FOR IMMEDIATE RELEASE
June 9, 2005

Contacts:

Wesley D. Felix Bendinger,
Crockett, Peterson, Greenwood & Casey
801-533-8383

Michael A. Bamberger
Sonnenschein Nath & Rosenthal LLP
212-768-6756

John B. Morris, Jr.
Center for Democracy & Technology
202-637-9800

Margaret D. Plane
ACLU of Utah Foundation
801-521-9862

SALT LAKE CITY — Citing free speech and interstate commerce violations, a broadly-based group of Utah bookstores, artistic and informative websites, Internet service providers and national trade associations filed a federal lawsuit today challenging the constitutionality of a Utah law meant to restrict children’s access to material on the Internet.

“This law has nothing to do with the laudable goal of protecting children,” said Wesley Felix, a shareholder at the Salt Lake City law firm of Bendinger, Crockett, Peterson, Greenwood & Casey and co-counsel for the plaintiffs. “Not only does it not accomplish its stated objective, but it casts such a wide net that a lot of valuable and perfectly legal speech will be censored.”

Betsy Burton, owner of The King’s English Bookshop in Salt Lake City and the lead plaintiff in the lawsuit, is worried about the effect the law will have on her business’s website that features descriptions and jacket art from a wide variety of books for children and for adults.

“Unless I limit the website to children’s books or attempt to exclude children from our website, I risk the danger of a criminal charge. Both of these alternatives are incompatible with the nature of a general community bookstore such as The King’s English,” she said.

Burton also noted that the law does not outline any sort of appeals process, and wondered, “If I found out that my site is considered harmful to minors, how would I challenge this designation?”

Michael Bamberger of Sonnenschein Nath & Rosenthal LLP, New York, NY, co-counsel in the case, notes the chilling effect the law has on the speech of people like Burton.

“It is very likely that some Web publishers may try to avoid problems altogether by not posting speech they think might be considered in violation of the law,” said Bamberger. “Courts have repeatedly rejected laws that lead to this sort of self-censorship.”

The new law, passed by the 2005 session of the Utah legislature, has three primary components:

1) Utah Internet content providers must evaluate and rate their speech, at the risk of criminal punishment.

2) The Utah Attorney General must create a public registry of Internet sites worldwide containing “material harmful to minors” — speech that is unlawful to intentionally distribute to minors but that is constitutionally protected for adults.

3) It extends existing criminal restrictions on distribution of “harmful” materials to distribution on the Internet.
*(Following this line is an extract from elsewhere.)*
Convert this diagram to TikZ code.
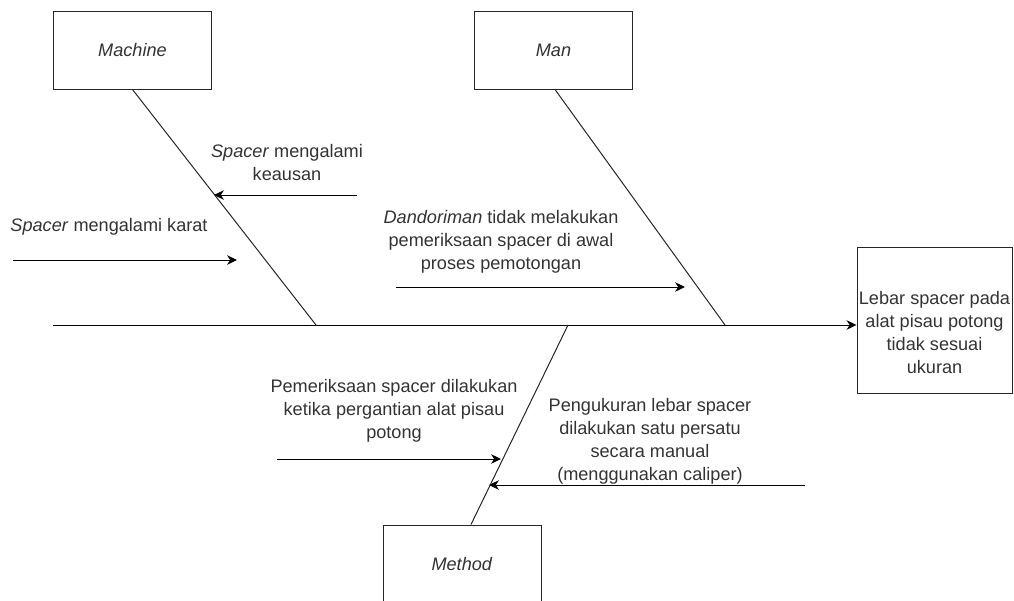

Similar provisions have been uniformly held unconstitutional under the Commerce Clause and the First Amendment by federal courts across the nation.

The lawsuit also challenges a provision that may lead to the blocking of a significant number of innocent websites simply because they have the same Internet protocol addresses as targeted sites.

“To comply with the law, Internet Service Providers are authorized to block access to certain content, and this would almost unavoidably lead to the blocking, and thus the censorship, of innocent websites,” said co-counsel John Morris of the Center for Democracy and Technology. “Also troubling is the fact that the publishers of these sites may never realize they’re being blocked.”

Plaintiffs Utah Progressive Network and Andrew McCullough have websites that are hosted on shared IP addresses with unrelated sites, some of which contain material likely harmful to minors. They fear that because of the new law, their sites and their constitutionally-protected speech will be blocked.

“Unfortunately, legislators chose to pass a convoluted bill, despite warnings that courts have consistently struck down laws like this because they violate the First Amendment and the Commerce Clause,” said ACLU of Utah staff attorney Margaret Plane.

The name of the case is The King’s English v. Shurtleff; it challenges Utah Code § 67-5-19, §§ 76-10-1205 through 1206, and §§ 76-10-1230 through 1233. Plaintiffs are The King’s English, Inc.; Sam Weller’s Zion Bookstore; Nathan Florence; W. Andrew McCullough; Computer Solutions International, Inc.; Mountain Wireless Utah, LLC; the Sexual Health Network, Inc., Utah Progressive Network Education Fund, Inc.; the American Booksellers Foundation for Free Expression; the American Civil Liberties Union of Utah; the Association of American Publishers; the Comic Book Legal Defense Fund; the Freedom to Read Foundation; and the Publishers Marketing Association.